Task requirements: In the listing below, find every line containing "this" and copy it out.

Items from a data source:
************

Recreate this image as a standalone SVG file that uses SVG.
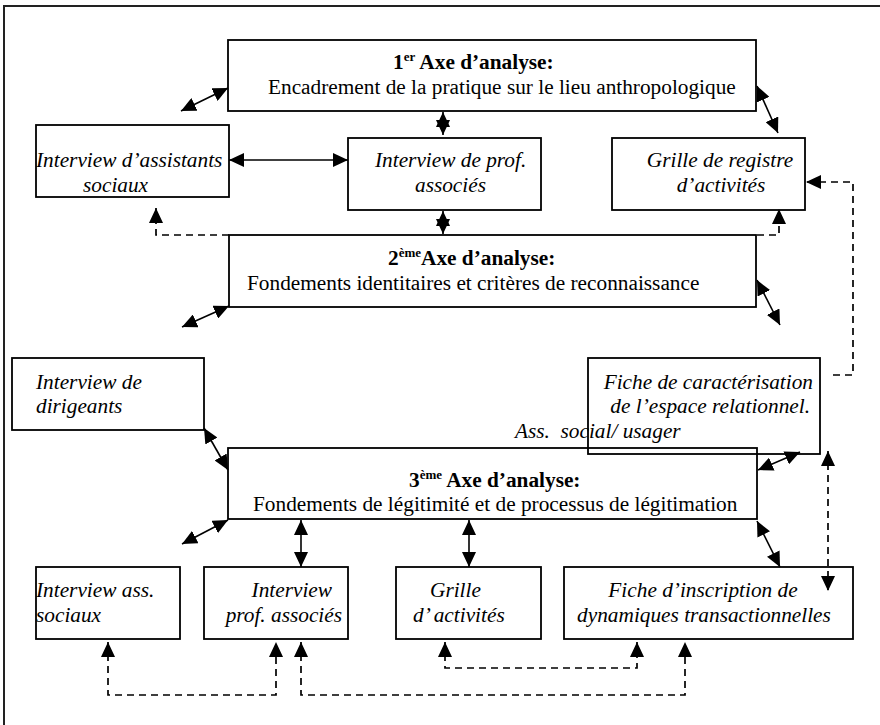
<svg xmlns="http://www.w3.org/2000/svg" width="880" height="725" viewBox="0 0 880 725">
  <style>
    .box { fill: none; stroke: #000; stroke-width: 1.8; }
    text { font-family: "Liberation Serif", "Times New Roman", Times, serif; font-size: 21.3px; fill: #000; }
    .i { font-style: italic; }
    .b { font-weight: bold; }
    .sup { font-size: 13px; }
    .ln { fill: none; stroke: #000; stroke-width: 1.6; }
    .dash { fill: none; stroke: #000; stroke-width: 1.7; stroke-dasharray: 7 5; }
    .two { marker-start: url(#head); marker-end: url(#head); }
    .one { marker-end: url(#head); }
  </style>
  <defs>
    <marker id="head" viewBox="0 0 15 14" refX="15" refY="7" markerWidth="15" markerHeight="14" markerUnits="userSpaceOnUse" orient="auto-start-reverse">
      <path d="M0,0 L15,7 L0,14 z" fill="#000"/>
    </marker>
  </defs>

  <rect width="880" height="725" fill="#fff"/>
  <!-- page frame -->
  <path d="M4,725 V6 H880" fill="none" stroke="#222" stroke-width="2"/>

  <!-- analysis axis 1 -->
  <g id="axe1">
    <rect class="box" x="228" y="40" width="528" height="71"/>
    <text class="b" x="393" y="69">1<tspan class="sup" dy="-8">er</tspan><tspan dy="8"> Axe d’analyse:</tspan></text>
    <text x="268" y="94">Encadrement de la pratique sur le lieu anthropologique</text>
  </g>

  <g id="interview-assistants">
    <rect class="box" x="36" y="125" width="193" height="72"/>
    <text class="i" x="36" y="167">Interview d’assistants</text>
    <text class="i" x="83" y="192">sociaux</text>
  </g>

  <g id="interview-prof">
    <rect class="box" x="348" y="138" width="193" height="72"/>
    <text class="i" x="375" y="167">Interview de prof.</text>
    <text class="i" x="415" y="192">associés</text>
  </g>

  <g id="grille-registre">
    <rect class="box" x="612" y="138" width="193" height="72"/>
    <text class="i" x="720" y="167" text-anchor="middle">Grille de registre</text>
    <text class="i" x="721" y="192" text-anchor="middle">d’activités</text>
  </g>

  <!-- analysis axis 2 -->
  <g id="axe2">
    <rect class="box" x="229" y="235" width="527" height="72"/>
    <text class="b" x="388" y="265">2<tspan class="sup" dy="-8">ème</tspan><tspan dy="8">Axe d’analyse:</tspan></text>
    <text x="247" y="290">Fondements identitaires et critères de reconnaissance</text>
  </g>

  <g id="interview-dirigeants">
    <rect class="box" x="12" y="358" width="192" height="72"/>
    <text class="i" x="36" y="389">Interview de</text>
    <text class="i" x="36" y="413">dirigeants</text>
  </g>

  <g id="fiche-espace">
    <rect class="box" x="588" y="358" width="232" height="96"/>
    <text class="i" x="813" y="389" text-anchor="end">Fiche de caractérisation</text>
    <text class="i" x="810" y="413" text-anchor="end">de l’espace relationnel.</text>
    <text class="i" x="515" y="438" xml:space="preserve">Ass.  social/ usager</text>
  </g>

  <!-- analysis axis 3 -->
  <g id="axe3">
    <rect class="box" x="228" y="448" width="529" height="71"/>
    <text class="b" x="409" y="487">3<tspan class="sup" dy="-8">ème</tspan><tspan dy="8"> Axe d’analyse:</tspan></text>
    <text x="253" y="511">Fondements de légitimité et de processus de légitimation</text>
  </g>

  <g id="interview-ass-sociaux">
    <rect class="box" x="36" y="567" width="144" height="72"/>
    <text class="i" x="36" y="597">Interview ass.</text>
    <text class="i" x="36" y="622">sociaux</text>
  </g>

  <g id="interview-prof-associes">
    <rect class="box" x="204" y="567" width="144" height="72"/>
    <text class="i" x="332" y="597" text-anchor="end">Interview</text>
    <text class="i" x="342" y="622" text-anchor="end">prof. associés</text>
  </g>

  <g id="grille-activites">
    <rect class="box" x="396" y="567" width="145" height="72"/>
    <text class="i" x="430" y="597">Grille</text>
    <text class="i" x="413" y="622">d’ activités</text>
  </g>

  <g id="fiche-inscription">
    <rect class="box" x="564" y="567" width="289" height="72"/>
    <text class="i" x="703" y="597" text-anchor="middle">Fiche d’inscription de</text>
    <text class="i" x="704" y="622" text-anchor="middle">dynamiques transactionnelles</text>
  </g>

  <!-- connectors -->
  <g id="connectors">
    <line class="ln two" x1="181" y1="111" x2="228" y2="88"/>
    <line class="ln two" x1="757" y1="86" x2="778" y2="133"/>
    <line class="ln two" x1="229" y1="160" x2="348" y2="160"/>
    <line class="ln two" x1="443" y1="112" x2="443" y2="135"/>
    <line class="ln two" x1="443" y1="211" x2="443" y2="234"/>
    <path class="dash one" d="M229,235 H156 V208"/>
    <path class="dash one" d="M757,235 H779 V209"/>
    <path class="dash one" d="M833,375 H853 V182 H806"/>
    <line class="ln two" x1="229" y1="306" x2="182" y2="327"/>
    <line class="ln two" x1="757" y1="280" x2="780" y2="325"/>
    <line class="ln two" x1="204" y1="428" x2="228" y2="470"/>
    <line class="ln two" x1="228" y1="520" x2="182" y2="544"/>
    <line class="ln two" x1="301" y1="520" x2="301" y2="567"/>
    <line class="ln two" x1="469" y1="520" x2="469" y2="567"/>
    <line class="ln two" x1="758" y1="470" x2="800" y2="452"/>
    <path class="dash two" d="M828,451 V591"/>
    <line class="ln two" x1="757" y1="521" x2="780" y2="567"/>
    <path class="dash two" d="M108,642 V695 H276 V642"/>
    <path class="dash two" d="M301,642 V695 H685 V642"/>
    <path class="dash two" d="M445,642 V668 H637 V642"/>
  </g>
</svg>
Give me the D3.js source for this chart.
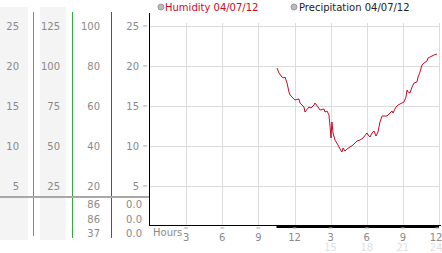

************

In response:
Recreate this image as a standalone SVG file that uses SVG.
Give me the D3.js source for this chart.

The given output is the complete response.